2. Подобно тому как обезьяна в психологических экспериментах Кёлера, не сумев дотянуться до высоко подвешенного банана, начинает сооружать помост из разбросанных в беспорядке ящиков и всего, что попадается под руку, так и я упорно и кропотливо сооружаю свой «информационный помост», без которого мне не дотянуться до своего «банана».

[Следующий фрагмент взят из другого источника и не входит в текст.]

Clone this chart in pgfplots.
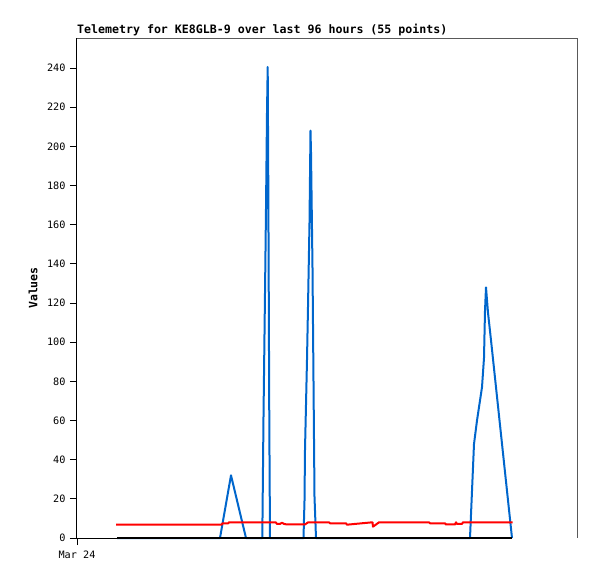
\documentclass[border=0pt]{standalone}
\usepackage{fontspec}
\setmainfont{DejaVu Sans Mono}
\setmonofont{DejaVu Sans Mono}
\usepackage{pgfplots}
\pgfplotsset{compat=1.18}
\definecolor{tblue}{RGB}{0,102,204}
\begin{document}
\begin{tikzpicture}[x=1pt,y=1pt]
\begin{axis}[
  at={(0,0)}, anchor=south west,
  scale only axis, width=500pt, height=500pt,
  xmin=0, xmax=500, ymin=0, ymax=255.3,
  axis x line*=bottom, axis y line*=left,
  x axis line style={draw=none},
  y axis line style={black, line width=1pt},
  ytick={0,20,...,240},
  xtick={0}, xticklabels={Mar 24},
  tick style={black, line width=0.8pt},
  major tick length=7pt,
  tick align=outside,
  ticklabel style={font=\fontsize{10.2}{12}\selectfont},
  /pgf/number format/assume math mode=true,
  yticklabel style={xshift=-1pt},
  xticklabel style={yshift=-2pt},
  ylabel={\bfseries Values},
  ylabel style={font=\fontsize{11.5}{13}\selectfont, at={(-52pt,0.5)}, anchor=north},
  clip=false,
]
\draw[gray!70!black, line width=0.8pt] (rel axis cs:0,1) -- (rel axis cs:1,1) -- (rel axis cs:1,0);
\draw[black, line width=0.8pt] (axis cs:-7,0) -- (axis cs:40,0);
\addplot[tblue, line width=2pt, line join=round] coordinates {
(40,0) (143,0) (154,32) (169,0) (185.3,0) (186.5,62) (188,125) (189,168) (190,217) (190.7,240.5) (191.3,180) (192.3,59) (193,0)
(226.5,0) (227.5,19) (228,45) (229,68) (230,91) (231,118) (232.5,161) (233.5,208) (234,197) (235.5,138) (236.5,80) (237.5,21) (239,0)
(393,0) (395,24) (397,48) (400,60) (405,77) (407,92) (408,116) (409,128) (411,115) (414,101) (435,0)
};
\addplot[red, line width=2pt, line join=round] coordinates {
(39,6.8) (144.7,6.8) (145.5,7.5) (151.3,7.5) (152,8) (198.7,8) (200,7.2) (203,7.2) (205,7.8) (207,7.2) (210,6.9) (228,6.9) (229.7,7.5) (231,8)
(252,8) (253,7.5) (269,7.5) (270,6.8) (295,8) (295.5,8) (296,5.8) (298,6.5) (302,8) (352,8) (353,7.5) (368,7.5) (369,6.9) (378,6.9) (379,8) (380,7.2) (385,7.2) (386,8) (435.7,8)
};
\addplot[black, line width=2.4pt] coordinates {(40,0) (435,0)};
\node[anchor=base west, font=\bfseries\fontsize{11.6}{13}\selectfont, inner sep=0pt] at (rel axis cs:0,1) [yshift=4pt] {Telemetry for KE8GLB-9 over last 96 hours (55 points)};
\end{axis}
\path[use as bounding box] (-77,-41) rectangle (520,538);
\end{tikzpicture}
\end{document}
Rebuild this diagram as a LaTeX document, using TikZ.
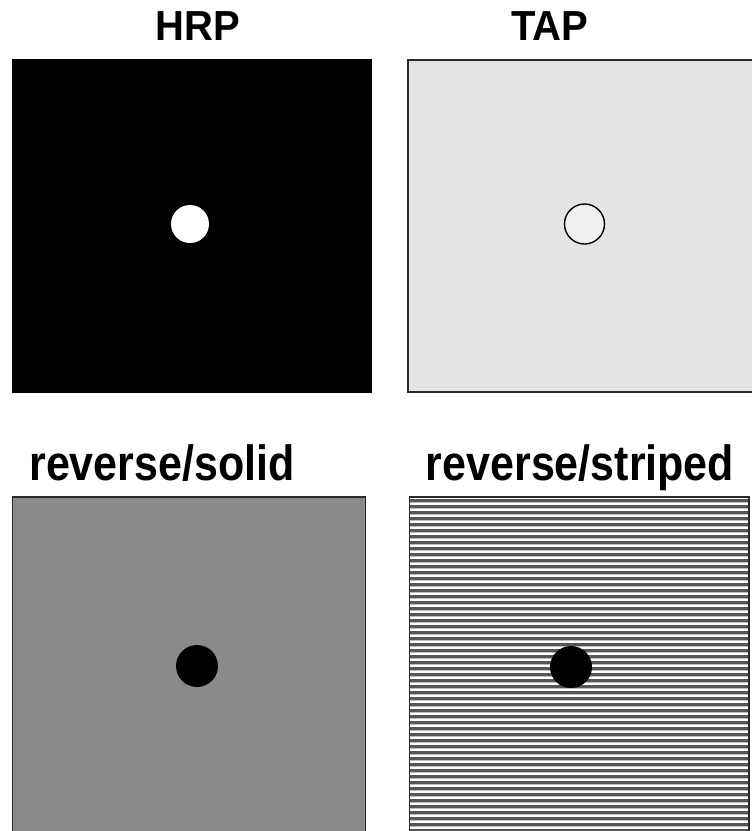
\documentclass[tikz,border=0pt]{standalone}
\usepackage{graphicx}
\usepackage{fontspec}
\setmainfont{Liberation Sans}
\definecolor{tapbg}{HTML}{E4E4E4}
\definecolor{tapdot}{HTML}{F0F0F0}
\definecolor{solidbg}{HTML}{8A8A8A}
\definecolor{stripedark}{HTML}{555555}
\definecolor{stripelight}{HTML}{BEBEBE}
\definecolor{frame}{HTML}{2A2A2A}
\tikzset{
  title/.style={anchor=base, inner sep=0pt, font=\bfseries\fontsize{#1}{#1}\selectfont},
  dot/.style={circle, minimum size=#1, inner sep=0pt},
}
\begin{document}
\begin{tikzpicture}[x=1pt,y=-1pt]
\useasboundingbox (0,0) rectangle (752,831);
\begin{scope}
\clip (0,0) rectangle (752,831);
% titles
\node[title=40] (hrp) at (198,40) {\scalebox{1}[1.05]{HRP}};
\node[title=40] (tap) at (550,40) {\scalebox{1}[1.05]{TAP}};
\node[title=43] (rsolid) at (162,480) {\scalebox{1}[1.15]{reverse/solid}};
\node[title=43] (rstriped) at (580,480) {\scalebox{1}[1.15]{reverse/striped}};
% HRP panel
\fill[black] (12,59) rectangle (372,393);
\node[dot=38pt, fill=white] (hrpdot) at (190,224) {};
% TAP panel
\draw[frame, line width=2.2pt, fill=tapbg] (408,60) rectangle (770,392);
\node[dot=40pt, draw=black, line width=1.4pt, fill=tapdot] (tapdot) at (584.5,224) {};
% reverse/solid panel
\draw[frame, line width=1.5pt, fill=solidbg] (12.5,497) rectangle (365.5,840);
\node[dot=42pt, fill=black] (soliddot) at (197,666) {};
% reverse/striped panel
\fill[white] (409,497) rectangle (749,840);
\foreach \y in {499,505,...,835}{
  \fill[stripedark] (409,\y) rectangle (749,\y+3.2);
  \fill[stripelight] (409,\y+3.2) rectangle (749,\y+4.4);
}
\draw[frame, line width=1.8pt] (409.5,497) rectangle (749,840);
\node[dot=42pt, fill=black] (stripeddot) at (571,667) {};
\end{scope}
\end{tikzpicture}
\end{document}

3. Третье и последнее сравнение может показаться слишком уж грубым и примитивным, однако оно неплохо передает суть дела. Как известно, в уборной имеется бачок, который постепенно заполняется водой, а потом достаточно нажать на рычажок, чтобы вода сильной струей стекла вниз. Затем какое-то время бачок остается пустым, и даже самым нетерпеливым дерганьем рычажка нельзя заставить пролиться маленькую Ниагару. Так и у меня, если я не желаю прекращать пополнение своей фиктивной библиотеки, наступает «состояние насыщения», и затем я уже ничего не могу «выудить» у себя в голове — поставщике информации. «Абсолютную пустоту» — собрание пятнадцати псевдорецензий — я написал чуть ли не за один присест, после чего «бачок опустел». Это сравнение можно попытаться продолжить. Так же как при преждевременном нажатии на рычажок прольется лишь «недоношенная Ниагара», так и я к концу работы над такими книгами, как «Абсолютная пустота», могу, правда, выжать из себя что-то еще, однако качество полученного таким образом текста настолько сомнительно, что эти остатки я откладываю ad acta.